The Whirlpool Galaxy (M51, NGC 5194) is a large, bright spiral galaxy in the constellation Canes Venatici that is interacting with a much smaller neighbor, NGC 5195. The main galaxy was discovered by Charles Messier in 1773, the companion by Pierre Méchain in 1781.

 

M51 is the first galaxy in which spiral structure was discovered, by Lord Rosse in 1845. This structure, however, has clearly been influenced by the gravitational effect of the companion, which has triggered a huge burst of star formation in the Whirlpool and has also distorted its arms.

 

M51 is the dominant member of a small group of galaxies that also includes the Sunflower Galaxy (M63) and half a dozen other smaller systems.

 

visual magnitude	8.4
apparent size	11' × 7'
distance	31 million light-years (9.5 Mpc)
position	R.A. 13h 30m 5.1s, Dec. +47° 10' 11"

 

Supernovae in M51

M51 has been the scene of three supernovae between 1994 and 2011. The most recent was initially spotted on 31 May 2011, by French amateur astronomer Amédée Riou, and then picked up independently by other observers over the next day or so. Weidong Li and Alex Filippenko, at University of California Berkeley, identified a likely precursor star in Hubble images taken in Apr 2005. Their analysis suggested that the exploding star, designated SN 2011dh, was likely a yellow supergiant of about 20 solar masses and a visual magnitude of 21.8. SN 2011dh was almost certainly a Type II supernova.

 

Another Type II supernova, named SN 2005cs, occurred six years earlier in M51. A third, somewhat-brighter explosion took place in the same galaxy in 1994.

 

Extragalactic planet candidate

In 2021, NASA's Chandra X-ray Telescope found evidence for a planet in M51. Planets are much too small to be seen visually across extragalactic distances so it took an unusual event to reveal the presence of this very far-flung world, known as M51-ULS-1. The astronomers who made the discovery were looking for dips in the amount of radiation coming from X-ray bright binaries.
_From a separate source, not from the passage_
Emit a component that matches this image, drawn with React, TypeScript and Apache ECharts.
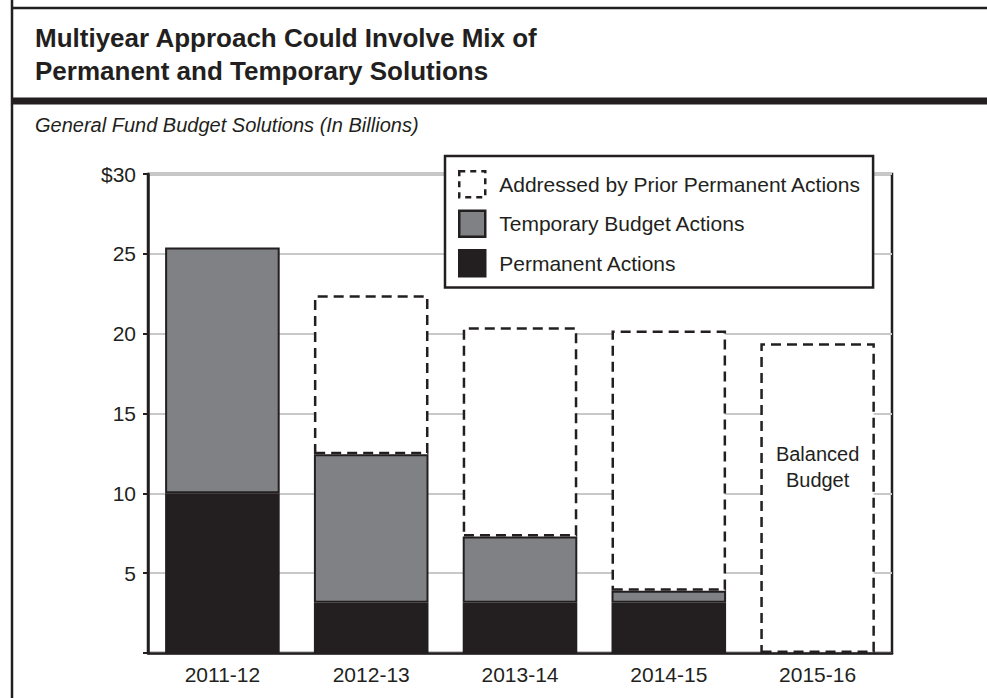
import React, { useEffect, useRef } from "react";
import * as echarts from "echarts";

const categories = ["2011-12", "2012-13", "2013-14", "2014-15", "2015-16"];
const permanentActions = [10, 3.15, 3.15, 3.15, null];
const temporaryActions = [15.4, 9.3, 4.15, 0.75, null];
const priorPermanent = [null, 9.95, 13.1, 16.3, 19.4];
const yTicks = { min: 0, max: 30, interval: 5 };
const seriesNames = [
  "Addressed by Prior Permanent Actions",
  "Temporary Budget Actions",
  "Permanent Actions",
];
const titleText = "Multiyear Approach Could Involve Mix of\nPermanent and Temporary Solutions";
const subtitleText = "General Fund Budget Solutions (In Billions)";
const balancedNote = "Balanced\nBudget";

const FONT = '"Liberation Sans", Arial, Helvetica, sans-serif';
const INK = "#231f20";
const GRAY = "#808184";

export default function App() {
  const ref = useRef<HTMLDivElement>(null);
  useEffect(() => {
    if (!ref.current) return;
    const chart = echarts.init(ref.current, undefined, { renderer: "svg" });
    const dashed = {
      color: "#ffffff",
      borderColor: INK,
      borderWidth: 2.5,
      borderType: [10, 6] as any,
    };
    const option: any = {
      animation: false,
      backgroundColor: "#ffffff",
      textStyle: { fontFamily: FONT, color: INK },
      title: [
        {
          text: titleText,
          left: 30,
          top: 16,
          textStyle: {
            fontFamily: FONT,
            fontSize: 26,
            fontWeight: "bold",
            color: INK,
            lineHeight: 33.5,
          },
        },
        {
          text: subtitleText,
          left: 30,
          top: 110,
          textStyle: {
            fontFamily: FONT,
            fontSize: 20,
            lineHeight: 20,
            fontStyle: "italic",
            fontWeight: "normal",
            color: INK,
          },
        },
      ],
      graphic: [
        {
          type: "line",
          shape: { x1: 12, y1: 0, x2: 12, y2: 698 },
          style: { stroke: INK, lineWidth: 2.5 },
          silent: true,
        },
        {
          type: "line",
          shape: { x1: 12, y1: 8, x2: 987, y2: 8 },
          style: { stroke: INK, lineWidth: 2.5 },
          silent: true,
        },
        {
          type: "line",
          shape: { x1: 12, y1: 101, x2: 987, y2: 101 },
          style: { stroke: INK, lineWidth: 7 },
          silent: true,
        },
      ],
      legend: {
        orient: "vertical",
        left: 445,
        top: 156,
        padding: [14, 12, 10, 13],
        itemWidth: 26,
        itemHeight: 26,
        itemGap: 11,
        icon: "rect",
        backgroundColor: "#ffffff",
        borderColor: INK,
        borderWidth: 2.5,
        textStyle: { fontFamily: FONT, fontSize: 21, color: INK, padding: [0, 0, 0, 9] },
        selectedMode: false,
        data: [
          { name: seriesNames[0], itemStyle: { ...dashed, borderType: [6, 5] } },
          { name: seriesNames[1], itemStyle: { color: GRAY, borderColor: INK, borderWidth: 2.5 } },
          { name: seriesNames[2], itemStyle: { color: INK, borderColor: INK, borderWidth: 2.5 } },
        ],
      },
      grid: {
        left: 148,
        top: 174,
        right: 95,
        bottom: 45,
        show: true,
        borderColor: INK,
        borderWidth: 2.5,
        containLabel: false,
      },
      xAxis: {
        type: "category",
        data: categories,
        axisLine: { show: true, lineStyle: { color: INK, width: 2.5 } },
        axisTick: { show: false },
        axisLabel: { fontFamily: FONT, fontSize: 21, color: INK, margin: 11 },
      },
      yAxis: {
        type: "value",
        min: yTicks.min,
        max: yTicks.max,
        interval: yTicks.interval,
        axisLine: { show: true, lineStyle: { color: INK, width: 2.5 } },
        axisTick: { show: true, length: 5, lineStyle: { color: INK, width: 2 } },
        splitLine: { show: true, lineStyle: { color: "#c8c8c8", width: 2 } },
        axisLabel: {
          fontFamily: FONT,
          fontSize: 21,
          color: INK,
          margin: 12,
          formatter: (v: number) => (v === 0 ? "" : v === 30 ? "$30" : String(v)),
        },
      },
      series: [
        {
          name: seriesNames[2],
          type: "bar",
          stack: "total",
          barWidth: "77%",
          data: permanentActions,
          itemStyle: { color: INK, borderColor: INK, borderWidth: 2 },
        },
        {
          name: seriesNames[1],
          type: "bar",
          stack: "total",
          barWidth: "77%",
          data: temporaryActions,
          itemStyle: { color: GRAY, borderColor: INK, borderWidth: 2 },
        },
        {
          name: seriesNames[0],
          type: "bar",
          stack: "total",
          barWidth: "77%",
          data: priorPermanent.map((v, i) =>
            i === categories.length - 1
              ? {
                  value: v,
                  label: {
                    show: true,
                    position: ["50%", "40%"],
                    align: "center",
                    verticalAlign: "middle",
                    formatter: balancedNote,
                    fontFamily: FONT,
                    fontSize: 20,
                    lineHeight: 26,
                    color: INK,
                  },
                }
              : v
          ),
          itemStyle: dashed,
        },
      ],
    };
    chart.setOption(option);
    return () => chart.dispose();
  }, []);
  return (
    <div
      ref={ref}
      style={{ position: "fixed", left: 0, top: 0, width: 987, height: 698 }}
    />
  );
}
These binaries usually consists of a black hole or a neutron star that's orbiting closely around a companion star. The X-rays are given off by matter that's been ripped off the companion and then heated to millions of degrees as it approaches the black hole or neutron star.

 

Because the region from which the X-rays come is small, it could be blocked from view for a while if a planet in orbit around the binary were to pass in front of it. This is exactly what happened in the case of M51-ULS-1. For three hours the X-ray emission fell to zero: the most likely explanation being the passage, or transit, of a planet in front of the X-ray bright region as seen along our line of sight.

 

The researchers who made the discovery estimate the planet to be about the same size as Saturn and that it orbits the binary at roughly twice the distance of Saturn from the Sun. It's possible that the event has some other explanation, such as the transit of a cloud of gas and dust, but the data are hard to fit with a cloud-like object.

 

The planet, if that's what it is, takes about 70 years to complete one orbit so astronomers have a long wait before the next transit. But the discovery raises hopes that more extragalactic planets will be found using the same technique. In fact this is the only method, with the possible exception of microlensing, that's likely to be available in the foreseeable future for finding exoplanets across millions of light-years.